Cross-posted from U.S. Food and Drug Administration
“Since the President’s Emergency Plan for AIDS Relief (PEPFAR) was launched 15 years ago to battle the global HIV/AIDS epidemic, more than 17 million lives have been saved and currently over 14 million people living with HIV in the countries served by the program are being provided with safe, effective and low-cost antiretroviral therapy, including over 700,000 children. As we mark this year’s World AIDS Day on December 1, we reflect on the progress we have made in the global fight against HIV/AIDS as well as the men, women and children living with HIV who do not have access to prevention, care and treatment. As part of our public health mission, the FDA has played an important role in supporting PEPFAR and the agency remains committed to doing what we can to facilitate timely access to these essential medicines,” said Anna Abram, the FDA’s deputy commissioner for policy, planning, legislation and analysis. “Today we are announcing a pilot program with the World Health Organization (WHO) designed to expedite the review of HIV drug applications submitted to WHO’s Prequalification of Medicines Programme (PQP). The pilot will minimize duplication of efforts by the FDA and the WHO and help regulatory authorities in nations with limited resources make decisions faster on life-saving HIV drugs for patients with this devastating, but treatable disease.”
The U.S. Food and Drug Administration today announced a plan to work with the World Health Organization (WHO) to pilot a process to share documents on HIV drug applications that have been approved or tentatively approved by the agency under the U.S. President’s Emergency Plan for AIDS Relief (PEPFAR). In this initial pilot, to be called the Collaborative Registration Procedure-Lite (CRP-Lite), the FDA will, with the applicants’ permission, provide the WHO/PQP with minimally-redacted reviews of one or two HIV drug applications. The WHO/PQP will then use the FDA’s reviews to expedite its own regulatory decision making, producing review dossiers which can in turn be shared with regulators in resource limited countries to speed up their own regulatory review processes—making lifesaving drugs available to patients who need them the most.

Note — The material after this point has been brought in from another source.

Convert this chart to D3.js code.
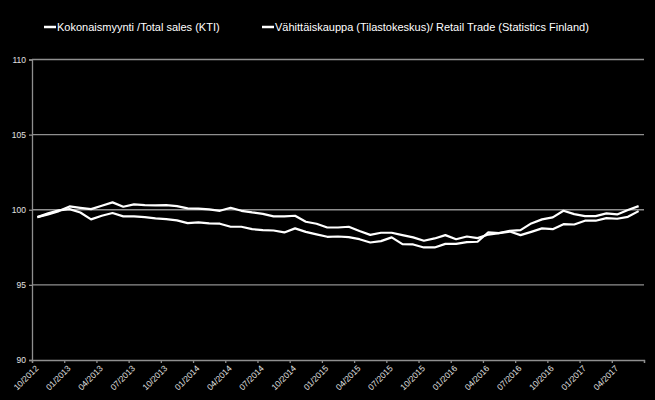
<!DOCTYPE html>
<html><head><meta charset="utf-8">
<script src="https://cdn.jsdelivr.net/npm/d3@7"></script>
<style>html,body{margin:0;padding:0;background:#000;}svg{display:block;}</style>
</head><body>
<script>
const months = ["10/2012","11/2012","12/2012","01/2013","02/2013","03/2013","04/2013","05/2013","06/2013","07/2013","08/2013","09/2013","10/2013","11/2013","12/2013",
"01/2014","02/2014","03/2014","04/2014","05/2014","06/2014","07/2014","08/2014","09/2014","10/2014","11/2014","12/2014",
"01/2015","02/2015","03/2015","04/2015","05/2015","06/2015","07/2015","08/2015","09/2015","10/2015","11/2015","12/2015",
"01/2016","02/2016","03/2016","04/2016","05/2016","06/2016","07/2016","08/2016","09/2016","10/2016","11/2016","12/2016",
"01/2017","02/2017","03/2017","04/2017","05/2017","06/2017"];
const totalSales = [99.51,99.69,99.91,100.22,100.13,100.04,100.27,100.49,100.2,100.36,100.31,100.29,100.31,100.24,100.09,
100.07,100.02,99.93,100.13,99.93,99.82,99.73,99.56,99.56,99.6,99.2,99.07,
98.82,98.82,98.87,98.58,98.33,98.47,98.47,98.31,98.16,97.94,98.09,98.31,
98.04,98.22,98.11,98.35,98.45,98.6,98.64,99.09,99.36,99.49,99.93,99.71,
99.58,99.58,99.76,99.69,99.98,100.24];
const retailTrade = [99.51,99.76,99.96,100.04,99.82,99.36,99.6,99.78,99.56,99.56,99.51,99.42,99.38,99.29,99.11,
99.16,99.09,99.07,98.87,98.87,98.71,98.64,98.62,98.49,98.76,98.53,98.36,
98.2,98.22,98.18,98.04,97.82,97.91,98.16,97.71,97.69,97.49,97.49,97.73,
97.73,97.84,97.87,98.5,98.45,98.55,98.31,98.53,98.76,98.71,99.04,99.02,
99.27,99.27,99.44,99.4,99.53,99.91];
const seriesNames = ["Kokonaismyynti /Total sales (KTI)", "Vähittäiskauppa (Tilastokeskus)/ Retail Trade (Statistics Finland)"];
const yTicks = [90,95,100,105,110];
const xTickIdx = [0,3,6,9,12,15,18,21,24,27,30,33,36,39,42,45,48,51,54,57];

const W = 655, H = 400;
const svg = d3.select("body").append("svg").attr("width", W).attr("height", H)
  .style("background","#000").style("font-family","'Liberation Sans', Arial, sans-serif");
svg.append("rect").attr("width",W).attr("height",H).attr("fill","#000");

const pLeft = 32, pRight = 644, pTop = 59.5, pBottom = 360;
const x = d3.scaleLinear().domain([0, months.length]).range([pLeft, pRight]);
const y = d3.scaleLinear().domain([90,110]).range([pBottom, pTop]);
const grid = "#8f8f8f";

// gridlines
svg.append("g").selectAll("line").data(yTicks.filter(v=>v!==90)).join("line")
  .attr("x1", pLeft).attr("x2", pRight).attr("y1", d=>y(d)).attr("y2", d=>y(d))
  .attr("stroke", grid).attr("stroke-width", 1.3);

// y axis
const ya = svg.append("g").attr("transform",`translate(${pLeft},0)`)
  .call(d3.axisLeft(y).tickValues(yTicks).tickSize(3).tickPadding(3).tickFormat(d3.format("d")));
ya.select(".domain").attr("stroke", grid).attr("stroke-width",1.3);
ya.selectAll(".tick line").attr("stroke", grid).attr("stroke-width",1.3);
ya.selectAll("text").attr("fill","#e0e0e0").style("font-size","8.5px").style("font-family","'Liberation Sans', Arial, sans-serif");

// x axis
const xa = svg.append("g").attr("transform",`translate(0,${pBottom})`)
  .call(d3.axisBottom(x).tickValues(xTickIdx).tickSize(3).tickFormat(i => months[i] || ""));
xa.select(".domain").attr("stroke", grid).attr("stroke-width",1.3);
xa.selectAll(".tick line").attr("stroke", grid).attr("stroke-width",1.3);
xa.selectAll("text").attr("fill","#e0e0e0").style("font-size","8.5px")
  .style("font-family","'Liberation Sans', Arial, sans-serif")
  .attr("text-anchor","end").attr("dy",0).attr("y",9).attr("x",6.5)
  .attr("transform","rotate(-45 6.5 9)");

// lines
const line = d3.line().x((d,i)=>x(i+0.5)).y(d=>y(d));
[totalSales, retailTrade].forEach(s => {
  svg.append("path").datum(s).attr("d", line).attr("fill","none")
    .attr("stroke","#fff").attr("stroke-width",2.2).attr("stroke-linejoin","round");
});

// legend
const legX = [44, 262];
const lg = svg.append("g");
seriesNames.forEach((n,i)=>{
  lg.append("line").attr("x1",legX[i]).attr("x2",legX[i]+12).attr("y1",27).attr("y2",27)
    .attr("stroke","#fff").attr("stroke-width",2.5);
  lg.append("text").attr("x",legX[i]+13).attr("y",31).attr("fill","#fff")
    .style("font-size","11px").text(n);
});
</script>
</body></html>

PEPFAR was launched in 2003 to address the global HIV/AIDS crisis by using U.S. funds to purchase, at low cost, antiretroviral therapies, including new combinations and formulations of medicines, for treatment in countries with limited resources that were hard-hit by the epidemic. Although there is no cure for HIV/AIDS, antiretroviral treatment, which usually involves a combination of three drugs, can dramatically reduce the severity of illnesses associated with HIV infection. It can also improve the duration and quality of life, as well as help reduce risk of transmission to uninfected individuals—including mother-to-child transmission, the leading cause of HIV infection in children. Since 2004, the FDA has approved or tentatively approved 211 antiretroviral drug applications for use in PEPFAR partner countries and 193 of those are still available for treatment. The FDA-reviewed products are currently being used to treat over 14 million patients with HIV globally (or about 38 percent of the total global population living with HIV). In addition, because of PEPFAR’s ARV-supported programs to prevent mother-to-child transmission, more than 2.4 million babies have been born HIV-free who could have otherwise been infected.